What this repository is

This is the evaluator repository. It is focused on extracting Ouro loop-state features, training the pairwise evaluator, evaluating checkpoints, and running the linear probe experiments.

The base Ouro model is kept frozen. The trainable part is the lightweight evaluator placed on top of extracted loop-state representations.

Repository contents

File Purpose
evaluator_pairwise.py Pairwise evaluator architecture.
train_pairwise_fast.py Training script for the pairwise evaluator.
evaluate_pairwise.py Evaluation script for trained evaluator checkpoints.
extract_features.py Feature extraction from frozen Ouro loop states.
ouro_inspect.py Utilities for inspecting Ouro hidden states and loop behavior.
probe_test.py Linear probe experiments.
modeling_ouro_patched.py Local patched Ouro modeling file used for compatibility during the experiments.
requirements.txt Python dependencies.

Method

At a high level, the pairwise evaluator works like this:

chosen response loop states     rejected response loop states
             ↓                              ↓
      attention pooling              attention pooling
             ↓                              ↓
         pooled chosen   -   pooled rejected
                         ↓
             sequence of loop differences
                         ↓
                        GRU
                         ↓
                 preference logit

The important design choice is that the evaluator is given the difference between two loop-state trajectories, rather than being asked to assign each response an absolute score independently.

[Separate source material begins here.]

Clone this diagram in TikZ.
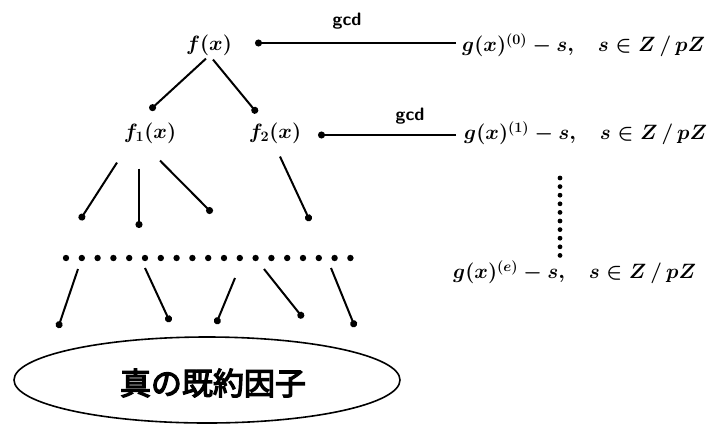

This matters because the independent / pointwise versions were much weaker, while the pairwise setup reached 95.2% test accuracy.

Interpretation

I initially treated this as an alignment result. That is still the domain where the experiment was first tested, and HH-RLHF provides clean chosen / rejected pairs.

But the result seems broader than a narrow preference-reader story. The evaluator appears to exploit structure in the loop trajectories themselves. In other words, the interesting object is not only the final answer or the final hidden state, but the trajectory of recurrent refinement produced by Ouro's loop iterations.

A cautious interpretation is:

  • Ouro loop states contain strong relational evaluative information.
  • This information is much easier to read comparatively than absolutely.
  • Lightweight external evaluators can extract that signal while the base model remains frozen.
  • Looped latent trajectories may be useful objects for future reasoning, evaluation, and alignment work.

Follow-up direction

After this experiment, I began testing whether the same pairwise evaluator signal transfers outside HH-RLHF-style preference data. Early math-domain experiments suggest that the evaluator does not create correct answers when no candidate is correct, but can help select better candidates when the candidate pool contains a correct answer.

That has led me toward the broader hypothesis that Ouro-like loop-state trajectories should be treated as trainable reasoning objects: representations that can be pooled, compared, scored, anchored, and eventually grounded in perception / action loops.

Setup

Create a virtual environment and install the requirements:

python -m venv .venv
source .venv/bin/activate

pip install -r requirements.txt

The exact setup may depend on your local Ouro / Transformers environment. During these experiments I used the patched Ouro modeling file included in this repository for compatibility with my local setup.

Basic usage

1. Extract features

python extract_features.py

2. Train the pairwise evaluator

python train_pairwise_fast.py

3. Evaluate a checkpoint

python evaluate_pairwise.py

Paths and dataset locations may need to be adjusted depending on where the extracted features and checkpoints are stored.

Notes

This repository should not be read as a general reward-model package or as a universal correctness oracle.

The result is narrower and, in my opinion, more interesting: frozen Ouro loop states appear to contain a strong relational signal, and a small evaluator can read that signal when it is allowed to compare trajectories directly.

License

This repository is released under the Apache-2.0 license.